FXに限らず、相場とお付き合いしている方なら誰しもが知っているインジケーター「移動平均線」ですが、その期間設定は人それぞれ異なります。「長期なら13・26・52が良い!」や「200MAが最も信頼できる」など、様々な意見が飛び交っていますが、正解なるものは存在しません。
ちなみに管理人は20、50、100の3本を使っていますが、この数字に何か意味合いがあるわけではなく、ただ単に「覚えやすいから」という理由で選んでいます。
これはあくまでも持論ですが、トレーダーが用いる移動平均線が様々であるが故に、期間設定に拘ることそのものが無駄な行為で、むしろ注視すべきは「効き具合」つまりそのMAが持つ実績だと思うのです。では、実際のチャートを見ながら考察していきましょう。
移動平均線に沿ったトレンドから分かること
トレンド相場においては順張り(トレンドフォロー)が有利なので、そのためのツールとして移動平均線を用いたいところですが、大切なのは「意識されているかどうか」です。
上のチャートでは、50MAが意識され始めたポイントはA1で、MAに支えられるようにして上昇後、A2で再び同MAが意識されています。つまり、再び50MAが意識されたA3で買いエントリーすれば今後の伸びが期待できますが、これはあくまでも「同じMAに2回支えられた」という事実あってこそです。
その後は基軸となるMAが変わり、B1とB2のポイントで短期の20MAが意識され、B3では一旦下抜き揉み合ったものの、MAを上抜いた後は勢い良く上昇しています。これも先程と同様、B1とB2で「MAにタッチして明確な反発を見せた」という事実を確認しているからこそ、B3では自信を持ってエントリーできるのです。

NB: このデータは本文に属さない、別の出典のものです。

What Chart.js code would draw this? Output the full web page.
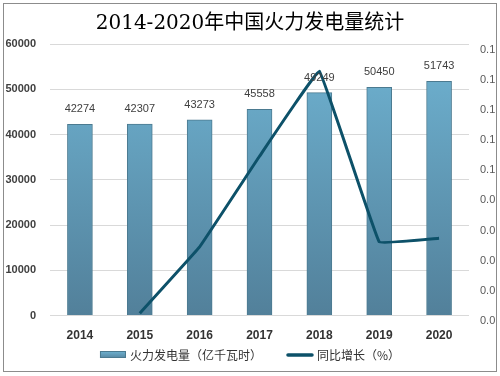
<!DOCTYPE html>
<html>
<head>
<meta charset="utf-8">
<script src="https://cdn.jsdelivr.net/npm/chart.js@4/dist/chart.umd.min.js"></script>
<style>
  body { margin: 0; background: #fff; }
  #wrap { position: relative; width: 500px; height: 376px; }
</style>
</head>
<body>
<div id="wrap"><canvas id="chPower" width="500" height="376"></canvas></div>
<script>
// chart data
var years = ["2014", "2015", "2016", "2017", "2018", "2019", "2020"];
var power = [42274, 42307, 43273, 45558, 49249, 50450, 51743];
var growth = [null, 0.0008, 0.0228, 0.0528, 0.081, 0.0244, 0.0256];

var barTop = "#6fb3d2";
var barBottom = "#52809a";
var lineColor = "#0d5169";

function barFill(context) {
  var chart = context.chart;
  var area = chart.chartArea;
  if (!area) return barTop;
  var g = chart.ctx.createLinearGradient(0, area.top, 0, area.bottom);
  g.addColorStop(0, barTop);
  g.addColorStop(1, barBottom);
  return g;
}

// value labels over bars, legend at the bottom, outer border
var extras = {
  id: "extras",
  afterDatasetsDraw: function (chart) {
    var ctx = chart.ctx;
    var meta = chart.getDatasetMeta(0);
    ctx.save();
    ctx.fillStyle = "#404040";
    ctx.font = "11px 'Liberation Sans', Arial, sans-serif";
    ctx.textAlign = "center";
    ctx.textBaseline = "middle";
    meta.data.forEach(function (bar, i) {
      ctx.fillText(power[i], bar.x, bar.y - 15);
    });
    ctx.restore();
  },
  afterDraw: function (chart) {
    var ctx = chart.ctx;
    var sets = chart.data.datasets;
    var y = 355, sw = 26, gap = 4, between = 25;
    ctx.save();
    ctx.font = "12px 'Noto Sans CJK SC', sans-serif";
    ctx.textBaseline = "middle";
    var w0 = ctx.measureText(sets[0].label).width;
    var w1 = ctx.measureText(sets[1].label).width;
    var total = sw + gap + w0 + between + sw + gap + w1;
    var x = (chart.width - total) / 2;
    // bar swatch
    var g = ctx.createLinearGradient(0, y - 4, 0, y + 4);
    g.addColorStop(0, barTop);
    g.addColorStop(1, barBottom);
    ctx.fillStyle = g;
    ctx.fillRect(x, y - 4, sw, 7);
    ctx.strokeStyle = "#4b7a90";
    ctx.lineWidth = 1;
    ctx.strokeRect(x + 0.5, y - 3.5, sw - 1, 6);
    ctx.fillStyle = "#333";
    ctx.fillText(sets[0].label, x + sw + gap, y);
    x += sw + gap + w0 + between;
    // line swatch
    ctx.strokeStyle = lineColor;
    ctx.lineWidth = 3.5;
    ctx.lineCap = "round";
    ctx.beginPath();
    ctx.moveTo(x + 1, y);
    ctx.lineTo(x + sw - 1, y);
    ctx.stroke();
    ctx.fillText(sets[1].label, x + sw + gap, y);
    // border
    ctx.strokeStyle = "#8c8c8c";
    ctx.lineWidth = 1;
    ctx.strokeRect(3.5, 3.5, 493, 368);
    ctx.restore();
  }
};

new Chart(document.getElementById("chPower"), {
  type: "bar",
  data: {
    labels: years,
    datasets: [
      {
        type: "bar",
        label: "火力发电量（亿千瓦时）",
        data: power,
        yAxisID: "y",
        backgroundColor: barFill,
        borderColor: "#4b7a90",
        borderWidth: 1,
        barThickness: 25,
        order: 2
      },
      {
        type: "line",
        label: "同比增长（%）",
        data: growth,
        yAxisID: "y1",
        borderColor: lineColor,
        backgroundColor: lineColor,
        borderWidth: 3,
        pointRadius: 0,
        tension: 0.05,
        order: 1
      }
    ]
  },
  options: {
    responsive: false,
    animation: false,
    layout: { padding: { top: 4, bottom: 28, left: 0, right: 0 } },
    plugins: {
      title: {
        display: true,
        text: "2014-2020年中国火力发电量统计",
        color: "#000",
        font: { size: 20, family: "'DejaVu Serif', 'Noto Sans CJK SC', serif", weight: "normal" },
        padding: { top: 8, bottom: 8 }
      },
      legend: { display: false },
      tooltip: { enabled: false }
    },
    scales: {
      x: {
        grid: { display: false },
        border: { display: false },
        ticks: {
          color: "#333",
          padding: 5,
          font: { size: 12, weight: "bold", family: "'Liberation Sans', Arial, sans-serif" }
        }
      },
      y: {
        position: "left",
        min: 0,
        max: 60000,
        ticks: {
          stepSize: 10000,
          color: "#404040",
          padding: 14,
          font: { size: 11, weight: "bold", family: "'Liberation Sans', Arial, sans-serif" },
          callback: function (v) { return String(v); }
        },
        grid: { color: "#d9d9d9", drawTicks: false },
        border: { display: false },
        afterFit: function (scale) { scale.width = 50; }
      },
      y1: {
        position: "right",
        min: 0,
        max: 0.09,
        ticks: {
          stepSize: 0.01,
          color: "#595959",
          padding: 11,
          align: "start",
          font: { size: 11, family: "'Liberation Sans', Arial, sans-serif" },
          callback: function (v) {
            return (Math.round(Math.round(v * 100) / 10) / 10).toFixed(1);
          }
        },
        grid: { display: false, drawTicks: false },
        border: { display: false },
        afterFit: function (scale) { scale.width = 31; }
      }
    }
  },
  plugins: [extras]
});
</script>
</body>
</html>
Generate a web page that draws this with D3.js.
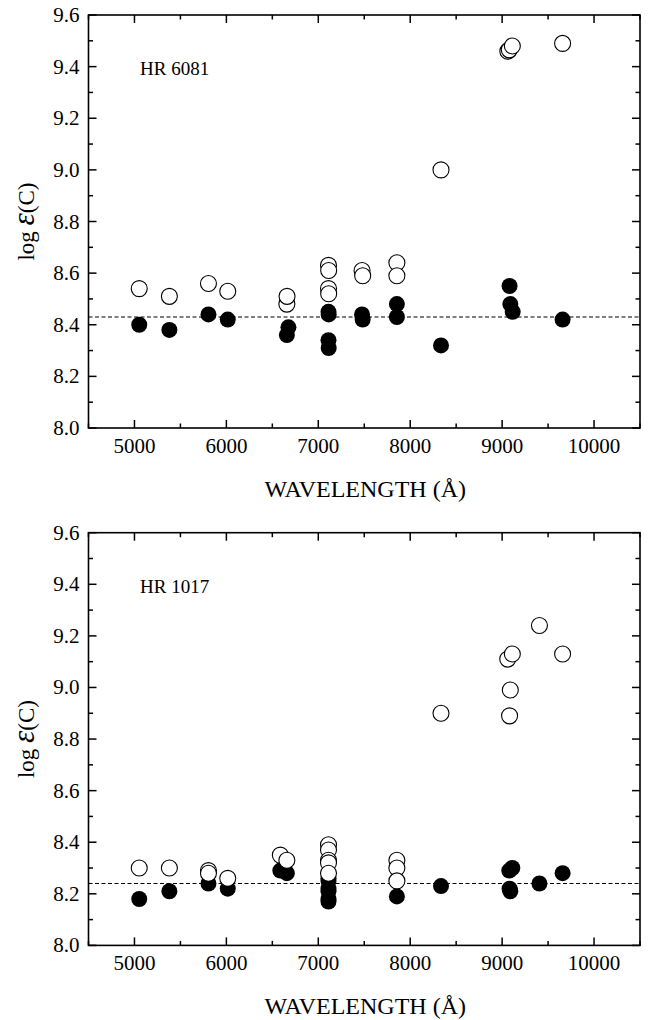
<!DOCTYPE html>
<html><head><meta charset="utf-8">
<script src="https://cdn.jsdelivr.net/npm/d3@7"></script>
<style>body{margin:0;background:#fff;} text{font-family:"Liberation Serif";fill:#000;}</style>
</head><body><svg id="c" width="649" height="1020"></svg>
<script>
// ---- Data: HR 6081 ----
const hr6081OpenWl  = [5052,5380,5805,6015,6658,6660,7111,7113,7111,7113,7476,7483,7855,7855,8335,9062,9078,9111,9658];
const hr6081OpenVal = [8.54,8.51,8.56,8.53,8.48,8.51,8.63,8.61,8.54,8.52,8.61,8.59,8.64,8.59,9.00,9.46,9.465,9.48,9.49];
const hr6081FillWl  = [5052,5380,5805,6015,6658,6675,7111,7113,7111,7113,7476,7483,7855,7855,8335,9081,9089,9115,9658];
const hr6081FillVal = [8.40,8.38,8.44,8.42,8.36,8.39,8.45,8.44,8.34,8.31,8.44,8.42,8.48,8.43,8.32,8.55,8.48,8.45,8.42];
const hr6081Solar = 8.43;
// ---- Data: HR 1017 ----
const hr1017OpenWl  = [5052,5380,5805,5805,6015,6587,6658,7111,7111,7111,7111,7111,7855,7855,7855,8335,9061,9081,9089,9111,9406,9658];
const hr1017OpenVal = [8.30,8.30,8.29,8.28,8.26,8.35,8.33,8.39,8.37,8.33,8.32,8.28,8.33,8.30,8.25,8.90,9.11,8.89,8.99,9.13,9.24,9.13];
const hr1017FillWl  = [5052,5380,5805,6015,6587,6658,7111,7111,7111,7111,7111,7111,7855,8335,9078,9111,9081,9089,9406,9658];
const hr1017FillVal = [8.18,8.21,8.24,8.22,8.29,8.28,8.26,8.25,8.22,8.21,8.18,8.17,8.19,8.23,8.29,8.30,8.22,8.21,8.24,8.28];
const hr1017Solar = 8.24;
// ---- Axes ----
const xDomain = [4500, 10500];
const yDomain = [8.0, 9.6];
const xTicks = [5000,6000,7000,8000,9000,10000];
const yTicks = [8.0,8.2,8.4,8.6,8.8,9.0,9.2,9.4,9.6];
const xLabel = "WAVELENGTH (Å)";

const svg = d3.select("#c");
const L = 88.5, R = 640;
const x = d3.scaleLinear().domain(xDomain).range([L, R]);

const panels = [
  {name:"HR 6081", top:15, bot:428, ow:hr6081OpenWl, ov:hr6081OpenVal, fw:hr6081FillWl, fv:hr6081FillVal, solar:hr6081Solar},
  {name:"HR 1017", top:532.7, bot:945.4, ow:hr1017OpenWl, ov:hr1017OpenVal, fw:hr1017FillWl, fv:hr1017FillVal, solar:hr1017Solar}
];

const xMinor = d3.range(4500, 10501, 500);
const yMinor = d3.range(0, 17).map(i => +(8 + i*0.1).toFixed(1));

panels.forEach(p => {
  const y = d3.scaleLinear().domain(yDomain).range([p.bot, p.top]);
  const g = svg.append("g");
  const major = 8, minor = 4.5;
  xMinor.forEach(v => {
    const len = (v % 1000 === 0) ? major : minor;
    g.append("line").attr("x1", x(v)).attr("x2", x(v)).attr("y1", p.bot).attr("y2", p.bot - len).attr("stroke","#000").attr("stroke-width",1.5);
    g.append("line").attr("x1", x(v)).attr("x2", x(v)).attr("y1", p.top).attr("y2", p.top + len).attr("stroke","#000").attr("stroke-width",1.5);
  });
  yMinor.forEach((v,i) => {
    const len = (i % 2 === 0) ? major : minor;
    g.append("line").attr("x1", L).attr("x2", L + len).attr("y1", y(v)).attr("y2", y(v)).attr("stroke","#000").attr("stroke-width",1.5);
    g.append("line").attr("x1", R).attr("x2", R - len).attr("y1", y(v)).attr("y2", y(v)).attr("stroke","#000").attr("stroke-width",1.5);
  });
  g.append("rect").attr("x", L).attr("y", p.top).attr("width", R-L).attr("height", p.bot-p.top)
    .attr("fill","none").attr("stroke","#000").attr("stroke-width",1.6);
  xTicks.forEach(v => g.append("text").attr("x", x(v)).attr("y", p.bot + 25).attr("text-anchor","middle").attr("font-size",21).text(v));
  yTicks.forEach(v => g.append("text").attr("x", L - 9).attr("y", y(v) + 7).attr("text-anchor","end").attr("font-size",21).text(v.toFixed(1)));
  g.append("text").attr("x", (L+R)/2 + 1).attr("y", p.bot + 69).attr("text-anchor","middle").attr("font-size",24).text(xLabel);
  const yl = g.append("text").attr("transform", `translate(34,${(p.top+p.bot)/2}) rotate(-90)`).attr("text-anchor","middle").attr("font-size",23);
  yl.append("tspan").text("log ");
  yl.append("tspan").attr("font-size",31).attr("font-style","italic").text("ε");
  yl.append("tspan").text("(C)");
  g.append("text").attr("x", 140).attr("y", p.top + 60).attr("font-size",19).text(p.name);
  g.append("line").attr("x1", L).attr("x2", R).attr("y1", y(p.solar)).attr("y2", y(p.solar))
    .attr("stroke","#000").attr("stroke-width",1).attr("stroke-dasharray","4,2.5");
  const open = p.ow.map((w,i)=>({w, v:p.ov[i]}));
  const fill = p.fw.map((w,i)=>({w, v:p.fv[i]}));
  g.selectAll(null).data(fill).enter().append("circle").attr("cx", d=>x(d.w)).attr("cy", d=>y(d.v)).attr("r",8).attr("fill","#000");
  g.selectAll(null).data(open).enter().append("circle").attr("cx", d=>x(d.w)).attr("cy", d=>y(d.v)).attr("r",8).attr("fill","#fff").attr("stroke","#000").attr("stroke-width",1.1);
});
</script></body></html>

いくら定番と言われている移動平均線でも、機能していない相場では何ら効力を発揮せず、それをエントリーの根拠にするのは好ましくありません。期間設定に拘るよりも、直近で意識され機能しているかどうか、つまりMAの実績に注視するほうがよほど有意義だと思います。
そもそも移動平均線って何のために使うの?
そもそも、なぜ多くのトレーダーは移動平均線を用いるのでしょうか。
付き合い方は人それぞれかと思いますが、管理人は「今の相場のリズム」を把握するため、3本の移動平均線を表示しています。短期MAを基軸として進んでいるトレンド相場は勢いがありますし、中期MAが意識されMA間の開きが小さければ緩やかなトレンドと読み取れます。
また、先ほどのチャートでも示したように、過去に何度かに識されたMAはトレーダーの注目を浴びる傾向にあるため、再度タッチしそうな場面ではエントリー材料の一つとして捉えます。
風向きを測るために「風速計」があるように、トレンドの勢いとリズムを知るために「移動平均線」を活用するのです。ただ単に「MAタッチでエントリー」や「異なるMAのクロスでエントリー」など、MAの本質を理解しないままシグナルとして使ってしまうと、どうしても"騙し"が頻発してしまうため、お勧めできません。
確実に勝ちたいなら、「MAが効いたトレンド」を狙い撃とう
数年前の管理人を含め、FXを始めたばかりの初心者さんは完全無欠な「聖杯」なる手法を求めがちですが、残念ながらそれはありません。しかし、素直にトレンド相場へ乗っかれば"負け続ける"なんてことは無くなりますし、順張りを極めれば聖杯にもなり得るのではと思います。
そして、順張りとMAはとても相性が良いのです。
まずエントリーに関してですが、1時間足や4時間足がMAに沿った綺麗なトレンドを描いているのを確認→再度同じMAに価格が戻ってくるのを待つ→5分足などの短期足で反発のサインを確認してからエントリー。
どこにでもありそうなシンプルな手法ですが、これが最も安定していますし、相場の本質に迫っています。
MAは、エントリーの材料としてだけでなく、利確のシグナルにもなり得ます。
下のチャートは、50MAが強く意識されている下降トレンドですが、上抜けた後は上昇トレンドへ転じています。ここで大切なのは、同じMAで何度も価格が跳ね返されている、つまり大勢のトレーダーが注目しているということ。
防衛線として守られ続けけてきたMAを価格がブレイクすると、ショートポジションを長期保有していたスイングトレーダーは利益を確定する(買い戻し)ので、下降トレンドの推進力は弱まります。つまり、それに便乗して決済すれば、大きな反転を食らう前に去る事が出来ますね。
このように、「MAが効いた綺麗なトレンド相場」だけに限定して取引すれば、経験と知識に自信が無い方でも安定して勝てるようになるでしょう。